- [Data]:
::::
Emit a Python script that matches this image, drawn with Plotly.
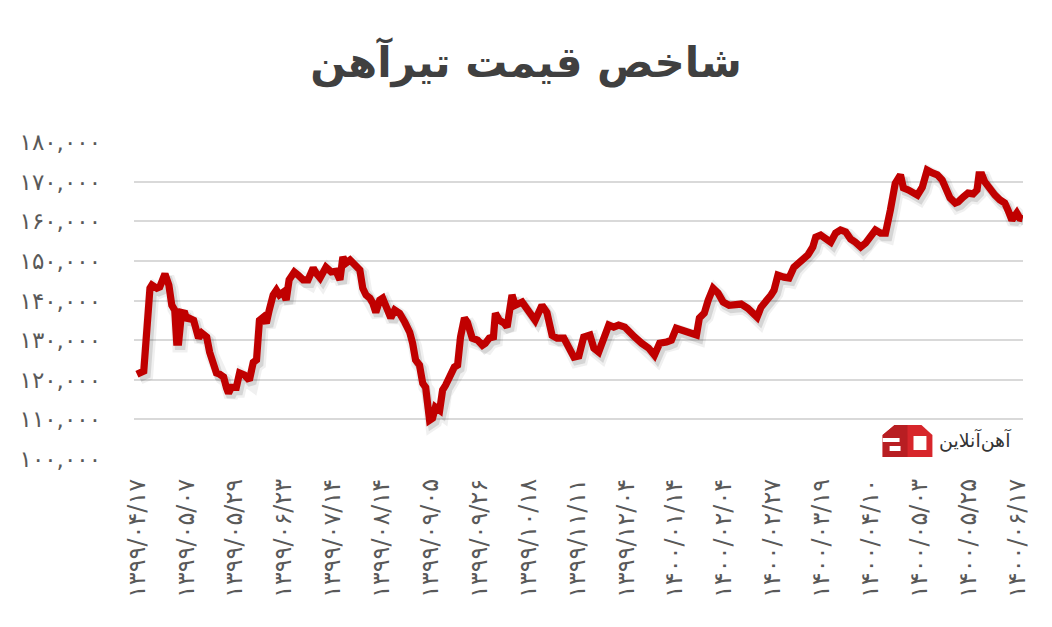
import plotly.graph_objects as go

# ---- data ----
day_index = [0.0, 2.1, 4.0, 4.6, 6.1, 7.0, 8.6, 9.8, 10.7, 11.6, 12.2, 12.8, 13.7, 14.7, 15.3, 15.9,
             17.4, 18.3, 18.9, 19.9, 21.4, 22.3, 23.5, 24.4, 25.4, 26.6, 27.5, 28.1, 29.0, 30.5, 31.5,
             33.0, 34.5, 35.7, 36.7, 37.6, 38.8, 39.7, 40.6, 41.8, 42.8, 43.7, 44.9, 45.8, 46.7, 48.3,
             49.5, 51.0, 52.5, 54.1, 55.0, 56.2, 58.0, 59.6, 61.1, 62.3, 63.2, 64.1, 65.4, 66.9, 68.4,
             69.3, 70.3, 71.5, 72.4, 73.3, 74.5, 75.4, 76.4, 77.9, 79.1, 80.6, 82.2, 83.7, 84.6, 85.5,
             86.7, 87.7, 88.6, 89.2, 89.8, 90.7, 91.6, 92.9, 93.8, 94.7, 96.2, 97.4, 98.4, 99.3, 100.5,
             101.4, 102.9, 104.5, 106.0, 106.9, 108.1, 109.4, 110.0, 111.2, 112.7, 113.6, 115.1, 116.1,
             118.2, 119.7, 121.3, 122.2, 124.3, 125.8, 127.4, 128.9, 131.0, 132.6, 134.1, 135.6, 137.1,
             139.0, 140.2, 141.7, 143.2, 144.8, 146.3, 147.8, 149.7, 150.9, 152.7, 154.9, 157.0, 158.8,
             160.4, 162.5, 164.0, 165.5, 168.0, 170.1, 171.7, 172.6, 174.1, 175.3, 176.8, 178.3, 179.9,
             181.7, 183.9, 185.4, 187.5, 189.1, 190.3, 191.5, 193.0, 194.6, 195.5, 196.7, 198.5, 200.1,
             201.6, 203.1, 204.6, 205.9, 207.4, 208.3, 209.8, 211.4, 212.9, 214.4, 215.9, 217.5, 219.0,
             220.5, 222.1, 223.6, 225.1, 226.6, 228.2, 229.7, 231.2, 232.7, 234.3, 235.2, 236.7, 238.2,
             239.5, 241.0, 242.5, 244.1, 245.6, 247.1, 248.0, 249.5, 251.1, 252.0, 253.5, 255.0, 256.6,
             257.8, 258.4, 259.3, 260.2, 261.8, 263.3, 264.8, 266.3, 267.3, 268.5, 270.0, 270.9, 271.8]

price_index = [121400, 122200, 143100, 143900, 143100, 143400, 146700, 143900, 138800, 137600, 129500,
               129500, 137000, 136800, 135000, 135600, 135000, 132500, 130500, 131800, 130800, 127000,
               123700, 121700, 121400, 120700, 117900, 116600, 118100, 118100, 121700, 121200, 119900,
               124400, 125000, 135000, 135800, 134300, 137600, 141400, 142600, 141400, 142100, 140100,
               145200, 147200, 146400, 145200, 145200, 148200, 146900, 145700, 148400, 147200, 147400,
               145200, 151000, 149400, 150200, 148900, 147700, 143100, 141400, 140600, 139300, 137000,
               140100, 140600, 138800, 135600, 137600, 136800, 134500, 132000, 129200, 125000, 123700,
               119100, 118100, 113600, 109800, 110300, 113100, 112300, 117400, 118600, 120700, 123200,
               123700, 130800, 135600, 134500, 130500, 130000, 128700, 129200, 130500, 130800, 136800,
               135000, 134300, 133300, 141400, 138800, 139600, 138000, 136300, 135000, 138800, 137000,
               131200, 130500, 130500, 128200, 125700, 126000, 130800, 131300, 128000, 127000, 130800,
               133800, 133300, 133800, 133300, 132000, 130800, 129200, 128000, 126200, 129200, 129500,
               130000, 133000, 132500, 132000, 131300, 135600, 136800, 140100, 143100, 141900, 139600,
               138800, 139100, 139100, 138000, 137000, 135800, 138300, 139600, 141400, 142600, 146400,
               145900, 145700, 148400, 149700, 151000, 151500, 153500, 156000, 156500, 155800, 154700,
               157000, 157800, 157300, 155500, 154700, 153500, 154500, 156500, 157800, 157000, 157000,
               162800, 169600, 171700, 168400, 167900, 167400, 166600, 168600, 172900, 172200, 171700,
               170400, 168600, 165900, 164600, 164900, 166100, 167100, 166900, 167900, 171700, 171700,
               169900, 167900, 166600, 165400, 164600, 162800, 160300, 162100, 160800, 160600]

tick_positions = [0, 15, 30, 45, 60, 75, 90, 105, 120, 135, 150, 165, 180, 195, 210, 225, 240, 255, 270]
date_labels = ["۱۳۹۹/۰۴/۱۷", "۱۳۹۹/۰۵/۰۷", "۱۳۹۹/۰۵/۲۹", "۱۳۹۹/۰۶/۲۳", "۱۳۹۹/۰۷/۱۴",
               "۱۳۹۹/۰۸/۱۴", "۱۳۹۹/۰۹/۰۵", "۱۳۹۹/۰۹/۲۶", "۱۳۹۹/۱۰/۱۸", "۱۳۹۹/۱۱/۱۱",
               "۱۳۹۹/۱۲/۰۴", "۱۴۰۰/۰۱/۱۴", "۱۴۰۰/۰۲/۰۴", "۱۴۰۰/۰۲/۲۷", "۱۴۰۰/۰۳/۱۹",
               "۱۴۰۰/۰۴/۱۰", "۱۴۰۰/۰۵/۰۳", "۱۴۰۰/۰۵/۲۵", "۱۴۰۰/۰۶/۱۷"]
y_ticks = [100000, 110000, 120000, 130000, 140000, 150000, 160000, 170000, 180000]

title_text = "شاخص قیمت تیرآهن"
logo_text = "آهن‌آنلاین"

assert len(day_index) == len(price_index)

FA = str.maketrans("0123456789", "۰۱۲۳۴۵۶۷۸۹")
y_labels = [f"{v:,}".translate(FA) for v in y_ticks]

# ---- layout geometry (page has an 8px body margin, so the figure is shifted by it) ----
OFF = 8
W, H = 1052 - OFF, 627 - OFF
L, R, T, B = 130 - OFF, 29, 142 - OFF, 168
PW, PH = W - L - R, H - T - B
X_RANGE = [-0.9, 271.9]
Y_RANGE = [100000, 180000]
px_per_x = PW / (X_RANGE[1] - X_RANGE[0])
px_per_y = PH / (Y_RANGE[1] - Y_RANGE[0])

# shadow offset (pixels) -> shifted axis ranges
sdx, sdy = 2.5, 3.5
X2 = [X_RANGE[0] - sdx / px_per_x, X_RANGE[1] - sdx / px_per_x]
Y2 = [Y_RANGE[0] + sdy / px_per_y, Y_RANGE[1] + sdy / px_per_y]

FONT = "DejaVu Sans"
fig = go.Figure()

# base subplot: carries the axes / gridlines
fig.add_trace(go.Scatter(x=day_index[:1], y=price_index[:1], mode="lines", xaxis="x", yaxis="y",
                         line=dict(color="rgba(0,0,0,0)", width=0), hoverinfo="skip", showlegend=False))
# soft shadow (same data, axes shifted by a few pixels)
fig.add_trace(go.Scatter(x=day_index, y=price_index, mode="lines", xaxis="x2", yaxis="y2",
                         line=dict(color="rgba(0,0,0,0.06)", width=14),
                         hoverinfo="skip", showlegend=False))
fig.add_trace(go.Scatter(x=day_index, y=price_index, mode="lines", xaxis="x2", yaxis="y2",
                         line=dict(color="rgba(0,0,0,0.11)", width=9),
                         hoverinfo="skip", showlegend=False))
# main line
fig.add_trace(go.Scatter(x=day_index, y=price_index, mode="lines", xaxis="x3", yaxis="y3",
                         line=dict(color="#C00000", width=7.2),
                         showlegend=False))


def P(px, py):
    # page pixel -> paper coordinates
    return (px - OFF - L) / PW, (H - B - (py - OFF)) / PH


def path(pts):
    s = ""
    for i, (a, b) in enumerate(pts):
        xx, yy = P(a, b)
        s += ("M" if i == 0 else "L") + f"{xx:.5f},{yy:.5f} "
    return s + "Z"


def rect(x0, y0, x1, y1, color):
    a0, b0 = P(x0, y0)
    a1, b1 = P(x1, y1)
    return dict(type="rect", xref="paper", yref="paper", x0=a0, y0=b1, x1=a1, y1=b0,
                fillcolor=color, line=dict(width=0), layer="above")


shapes = [
    dict(type="path", xref="paper", yref="paper",
         path=path([(882, 435), (894, 425), (921, 425), (932, 435), (932, 457), (882, 457)]),
         fillcolor="#D7262B", line=dict(width=0), layer="above"),
    dict(type="path", xref="paper", yref="paper",
         path=path([(882, 435), (894, 425), (907, 425), (907, 457), (882, 457)]),
         fillcolor="#B81E22", line=dict(width=0), layer="above"),
    rect(882, 438, 899, 442, "white"),
    rect(889, 446, 900, 451, "white"),
    rect(913, 436, 926, 450, "white"),
]

grid = "#D9D9D9"
fig.update_layout(
    width=W, height=H,
    margin=dict(l=L, r=R, t=T, b=B, pad=0),
    paper_bgcolor="white", plot_bgcolor="white",
    title=dict(text=f"<b>{title_text}</b>", x=0.5 - OFF / 2 / W, xref="container", xanchor="center",
               y=1 - (62 - OFF) / H, yref="container", yanchor="middle",
               font=dict(family=FONT, size=42, color="#404040")),
    xaxis=dict(range=X_RANGE, tickmode="array", tickvals=tick_positions, ticktext=date_labels,
               tickangle=-90, showgrid=False, zeroline=False, showline=False, ticks="",
               ticklabelstandoff=14,
               tickfont=dict(family=FONT, size=24, color="#595959")),
    yaxis=dict(range=Y_RANGE, tickmode="array", tickvals=y_ticks, ticktext=y_labels,
               showgrid=True, gridcolor=grid, gridwidth=1.6, zeroline=False, showline=False,
               ticks="", ticklabelstandoff=32,
               tickfont=dict(family=FONT, size=23, color="#595959")),
    xaxis2=dict(range=X2, overlaying="x", visible=False),
    yaxis2=dict(range=Y2, overlaying="y", visible=False),
    xaxis3=dict(range=X_RANGE, overlaying="x", visible=False),
    yaxis3=dict(range=Y_RANGE, overlaying="y", visible=False),
    shapes=shapes,
    annotations=[dict(text=logo_text, xref="paper", yref="paper", x=P(1013, 0)[0], y=P(0, 440)[1],
                      xanchor="right", yanchor="middle", showarrow=False,
                      font=dict(family=FONT, size=19, color="#333333"))],
    showlegend=False,
)

fig.write_html("out.html")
::::
- [What is needed]:
Would you reproduce the lines above, from the very first through the line containing "import plotly.graph_objects as go", exactly and without the pictures?

- [Solution for this problem]:
Emit a Python script that matches this image, drawn with Plotly.
import plotly.graph_objects as go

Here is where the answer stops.